Che fine faranno le Big Band Jazz? Spariranno? È complicato dare una risposta definitiva: certo, i bei tempi dell’era dello swing sono passati da un po’ e oggi pesano sempre più le difficoltà organizzative e finanziarie. Ma tutto sommato le care vecchie Jazz Orchestra hanno ancora il loro perché: lo dimostrano i progetti di musicisti come Tom Smith in Inghilterra, o come Danny Janokuchi e Darcy James Argue negli Stati Uniti.
Il primo protagonista di questa puntata di Bourbon Street è Ben Patterson, veterano in questo ambito, con una lunga militanza negli Airmen of Note (la big band delle forze aeree statunitensi, erede della Major Glenn Miller Army Air Forces Orchestra).

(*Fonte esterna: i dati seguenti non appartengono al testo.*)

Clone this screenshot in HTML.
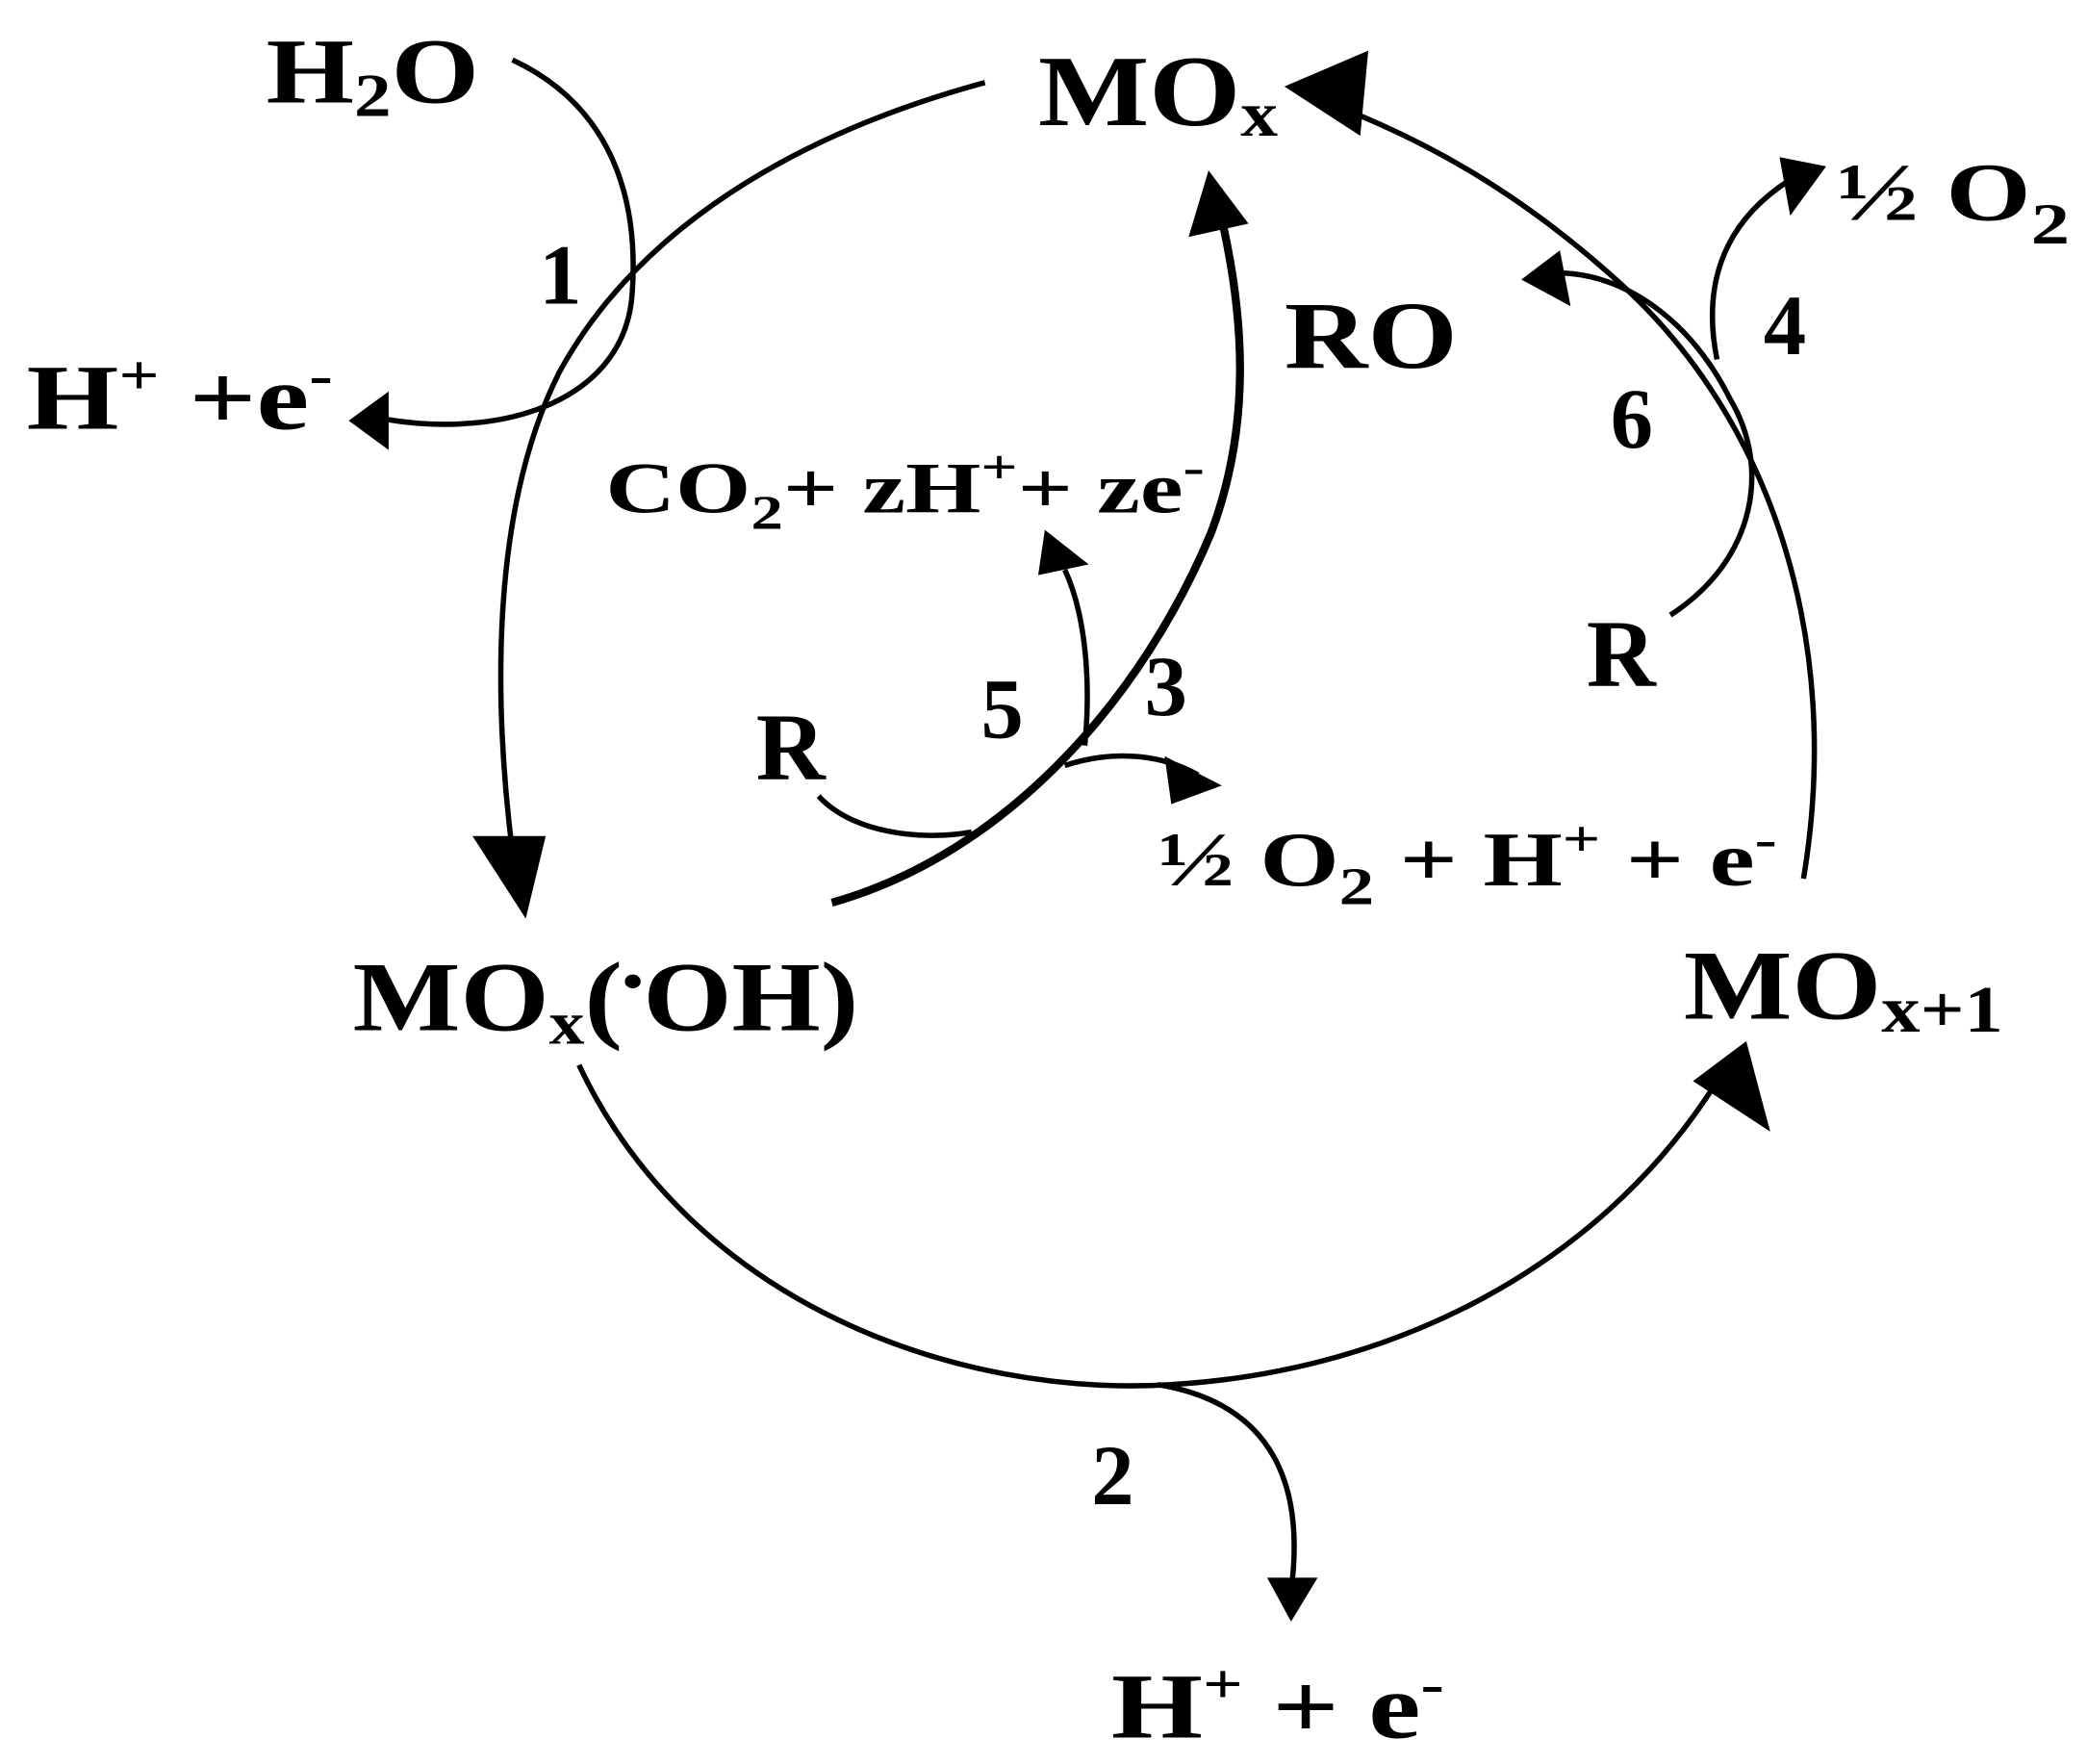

Da una decina di anni si è messo in proprio con il proprio ensemble e poche settimane fa ha pubblicato il terzo album, Mad Scientist Music, una leccornìa per gli amanti del jazz arrangiato, orchestrato: c’è l’esuberanza latina, ma c’è anche la morbidezza delle migliori ballads; c’è molta muscolarità, un sacco di adrenalina, e allo stesso tempo molta finezza e raffinatezza. Insomma, una tavolozza di colori molto ampia, per tutti gli appassionati di un jazz classico che però non si guarda solo alle spalle. Chi invece si guarda indietro è un giovane trombettista di Baltimora, Brandon Woody: non lo fa per nostalgia, per decantare i bei tempi andati, lo fa (anche) per raccontare pagine terribili del nostro recente passato. For the love of it all è un album pieno di grande musica, di speranza, di fede e contiene anche un bellissimo pezzo, We, Ota Benga, dedicato ad uno degli ultimi schiavi della storia moderna.